Vincent Malone is the continuing hero in Ted Clinton’s series set in Santa Fe, New Mexico, of which Blue Flower, Red Thorns is the second. Vince went from being a high-flying Dallas lawyer to a successful Denver legal investigator before quitting that work due to his health. He drifted into Santa Fe, where he took a job driving a van for a bed and breakfast. But he found use for his detective skills in the first book, Santa Fe Mojo, and is easing back into that career.

Nevertheless, he’s still driving the van when Blue Flower, Red Thorns begins. He makes a run to Durango, Colorado to get some friends’ son out of a legal problem, and returns to help his pleasant employers deal with a group of important guests. They’re hosting a rising young woman artist and her entourage, while a big auction is held at a local gallery. But these guests act pretty much as you’d expect artists and dealers to act – they’re temperamental, and the artist’s drunken mother makes a scene physically fighting the gallery owner. Which makes her the chief suspect when the owner is found murdered – but if you’re looking for people with motive, there is no shortage. Vincent will have to plunge into the world of art forgery to untangle the mystery.

This is very good entertainment reading, perfect for the beach (or your living room while you’re quarantined). Vince is tough and cynical enough for the hard-boiled fan (though he’s mellowing with a new girlfriend), and the recurring cast of characters is sympathetic enough for cozy readers.

Cautions for language and adult themes. There’s one more book in the series so far.

‘Santa Fe Mojo,’ by Ted Clifton

Vincent Malone, hero of Ted Clifton’s Santa Fe Mojo, was once a hotshot lawyer in Dallas, until alcohol trashed both his career and his marriage. He drifted to Denver, where he found his niche as a legal investigator. Then he developed gout, and missed too much work. Figuring a warmer climate would help, he headed for Albuquerque, and cheap housing. But in a diner in Santa Fe he saw an ad for a job driving a customer van for a bed and breakfast. On a whim, he applied for the job.

Vincent is a misanthrope, a man who’s seen the worst in people and has distanced himself from them. But the couple who hire him are annoyingly nice. He doesn’t know what to do with them, but he kind of likes working there as he gets used to it.

They’re excited to greet their first guests at the B&B, but something is wrong. The rooms were booked by a major sports agent who lives locally, for a group of his top clients and their spouses. But when they hold a meeting, it ends in shouting and threats.
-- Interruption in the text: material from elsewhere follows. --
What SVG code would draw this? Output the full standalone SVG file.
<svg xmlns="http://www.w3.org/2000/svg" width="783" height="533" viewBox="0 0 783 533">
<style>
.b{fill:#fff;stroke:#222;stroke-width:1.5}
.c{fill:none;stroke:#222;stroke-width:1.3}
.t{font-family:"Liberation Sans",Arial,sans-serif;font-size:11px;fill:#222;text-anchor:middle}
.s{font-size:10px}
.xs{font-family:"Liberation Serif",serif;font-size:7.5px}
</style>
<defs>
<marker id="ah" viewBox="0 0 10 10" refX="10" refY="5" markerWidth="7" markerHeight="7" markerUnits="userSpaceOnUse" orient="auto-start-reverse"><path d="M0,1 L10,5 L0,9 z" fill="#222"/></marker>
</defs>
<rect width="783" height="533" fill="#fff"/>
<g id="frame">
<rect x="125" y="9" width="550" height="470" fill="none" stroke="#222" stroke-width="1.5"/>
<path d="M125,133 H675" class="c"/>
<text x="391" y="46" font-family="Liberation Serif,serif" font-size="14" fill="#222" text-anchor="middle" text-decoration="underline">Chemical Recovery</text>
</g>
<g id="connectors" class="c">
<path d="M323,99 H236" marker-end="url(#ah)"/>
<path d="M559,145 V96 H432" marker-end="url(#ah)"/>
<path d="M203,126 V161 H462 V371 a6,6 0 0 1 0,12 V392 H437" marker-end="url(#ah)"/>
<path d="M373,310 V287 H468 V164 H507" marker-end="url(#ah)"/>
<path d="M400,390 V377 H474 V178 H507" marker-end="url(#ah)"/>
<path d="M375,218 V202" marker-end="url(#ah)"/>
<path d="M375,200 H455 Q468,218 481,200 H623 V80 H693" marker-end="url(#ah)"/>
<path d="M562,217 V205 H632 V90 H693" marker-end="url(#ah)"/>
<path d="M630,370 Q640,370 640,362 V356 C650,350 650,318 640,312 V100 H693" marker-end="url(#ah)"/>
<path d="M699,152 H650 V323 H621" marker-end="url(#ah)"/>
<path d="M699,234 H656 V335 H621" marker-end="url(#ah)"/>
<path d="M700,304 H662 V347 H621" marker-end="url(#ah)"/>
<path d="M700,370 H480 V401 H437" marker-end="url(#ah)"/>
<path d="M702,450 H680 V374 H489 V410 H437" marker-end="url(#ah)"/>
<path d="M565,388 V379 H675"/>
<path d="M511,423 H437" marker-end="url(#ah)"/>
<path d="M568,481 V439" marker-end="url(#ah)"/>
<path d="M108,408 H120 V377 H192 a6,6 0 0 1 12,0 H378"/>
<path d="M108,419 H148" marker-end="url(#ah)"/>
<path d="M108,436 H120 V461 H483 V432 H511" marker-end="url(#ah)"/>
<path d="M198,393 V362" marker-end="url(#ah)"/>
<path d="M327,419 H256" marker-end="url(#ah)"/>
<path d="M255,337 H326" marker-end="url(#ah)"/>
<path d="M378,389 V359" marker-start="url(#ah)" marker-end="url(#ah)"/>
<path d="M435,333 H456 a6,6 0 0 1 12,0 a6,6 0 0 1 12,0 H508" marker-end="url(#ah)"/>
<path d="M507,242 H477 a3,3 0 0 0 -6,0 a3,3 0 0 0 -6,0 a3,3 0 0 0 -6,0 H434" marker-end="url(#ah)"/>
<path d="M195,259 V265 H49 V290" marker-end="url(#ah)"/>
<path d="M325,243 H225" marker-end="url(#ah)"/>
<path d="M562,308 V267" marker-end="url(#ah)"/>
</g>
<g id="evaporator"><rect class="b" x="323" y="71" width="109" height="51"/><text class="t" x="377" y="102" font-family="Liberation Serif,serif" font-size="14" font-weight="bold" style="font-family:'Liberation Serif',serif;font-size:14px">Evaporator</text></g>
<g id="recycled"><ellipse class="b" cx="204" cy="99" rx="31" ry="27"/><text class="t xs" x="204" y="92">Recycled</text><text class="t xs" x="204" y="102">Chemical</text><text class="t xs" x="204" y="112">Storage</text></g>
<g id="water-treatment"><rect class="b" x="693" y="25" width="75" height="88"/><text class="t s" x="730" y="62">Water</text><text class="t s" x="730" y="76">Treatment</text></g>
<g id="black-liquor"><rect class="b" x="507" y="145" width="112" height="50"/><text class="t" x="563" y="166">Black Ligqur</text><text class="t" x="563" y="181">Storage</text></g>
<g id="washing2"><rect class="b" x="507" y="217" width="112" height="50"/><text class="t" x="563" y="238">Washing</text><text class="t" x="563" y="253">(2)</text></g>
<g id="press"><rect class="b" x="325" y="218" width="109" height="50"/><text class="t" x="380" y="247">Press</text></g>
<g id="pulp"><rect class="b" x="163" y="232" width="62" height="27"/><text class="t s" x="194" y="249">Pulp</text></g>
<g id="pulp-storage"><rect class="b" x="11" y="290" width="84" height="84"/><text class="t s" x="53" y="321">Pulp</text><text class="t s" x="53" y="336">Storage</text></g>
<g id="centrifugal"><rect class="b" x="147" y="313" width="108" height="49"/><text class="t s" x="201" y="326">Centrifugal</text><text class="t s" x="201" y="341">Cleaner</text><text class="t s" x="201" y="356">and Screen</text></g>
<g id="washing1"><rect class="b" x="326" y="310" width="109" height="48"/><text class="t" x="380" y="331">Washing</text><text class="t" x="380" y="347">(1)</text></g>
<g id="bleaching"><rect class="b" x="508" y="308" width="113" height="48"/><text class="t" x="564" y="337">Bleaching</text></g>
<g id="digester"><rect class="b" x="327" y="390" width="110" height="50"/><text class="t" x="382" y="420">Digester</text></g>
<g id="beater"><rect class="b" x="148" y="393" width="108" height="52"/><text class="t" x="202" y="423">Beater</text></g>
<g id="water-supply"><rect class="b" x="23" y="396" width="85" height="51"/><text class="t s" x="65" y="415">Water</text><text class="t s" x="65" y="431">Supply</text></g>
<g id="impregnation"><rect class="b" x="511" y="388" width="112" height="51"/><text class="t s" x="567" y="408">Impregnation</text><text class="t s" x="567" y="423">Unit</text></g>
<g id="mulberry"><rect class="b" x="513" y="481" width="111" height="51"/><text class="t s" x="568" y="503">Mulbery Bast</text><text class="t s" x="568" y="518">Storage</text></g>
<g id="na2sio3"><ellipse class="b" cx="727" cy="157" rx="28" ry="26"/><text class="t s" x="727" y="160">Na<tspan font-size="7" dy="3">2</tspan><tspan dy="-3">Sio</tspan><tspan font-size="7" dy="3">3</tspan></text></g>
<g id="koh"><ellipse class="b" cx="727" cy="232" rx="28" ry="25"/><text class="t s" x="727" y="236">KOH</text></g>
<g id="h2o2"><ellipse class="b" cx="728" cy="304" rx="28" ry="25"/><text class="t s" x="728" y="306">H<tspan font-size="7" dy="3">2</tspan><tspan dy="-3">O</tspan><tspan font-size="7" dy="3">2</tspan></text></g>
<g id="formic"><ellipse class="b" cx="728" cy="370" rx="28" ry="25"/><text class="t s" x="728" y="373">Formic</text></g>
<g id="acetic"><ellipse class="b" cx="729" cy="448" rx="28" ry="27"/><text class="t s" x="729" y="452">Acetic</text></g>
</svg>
The next morning the police come. The agent has been murdered. Vincent can tell that the sheriff’s department would like to hang something on him, but they quickly settle one of the clients – a major league baseball player. Security video shows the two men fighting in the agent’s front yard, a few hours before the murder.

Vincent, though, based on his investigative experience, thinks the cops haven’t looked far enough. They found an easy suspect and stopped detecting. The accused’s lawyer shows up, and he’s the accused’s uncle and Vincent’s spiritual twin – a hard man who got rich defending whoever paid him, using any kind of trick he could get away with. But he’s older now, and thinking it might be nice to form some kind of bond with his only surviving relative. At least he forms a bond with Vincent, who shares his bemusement at discovering morality late in life.

Santa Fe Mojo straddles the line between cozy mystery and hard-boiled, and does it pretty well, I think. The gradual softening of Vincent’s hard shell in the warmth of human friendship provides an enjoyable sub-plot. I enjoyed Santa Fe Mojo quite a lot. Cautions for language, mostly.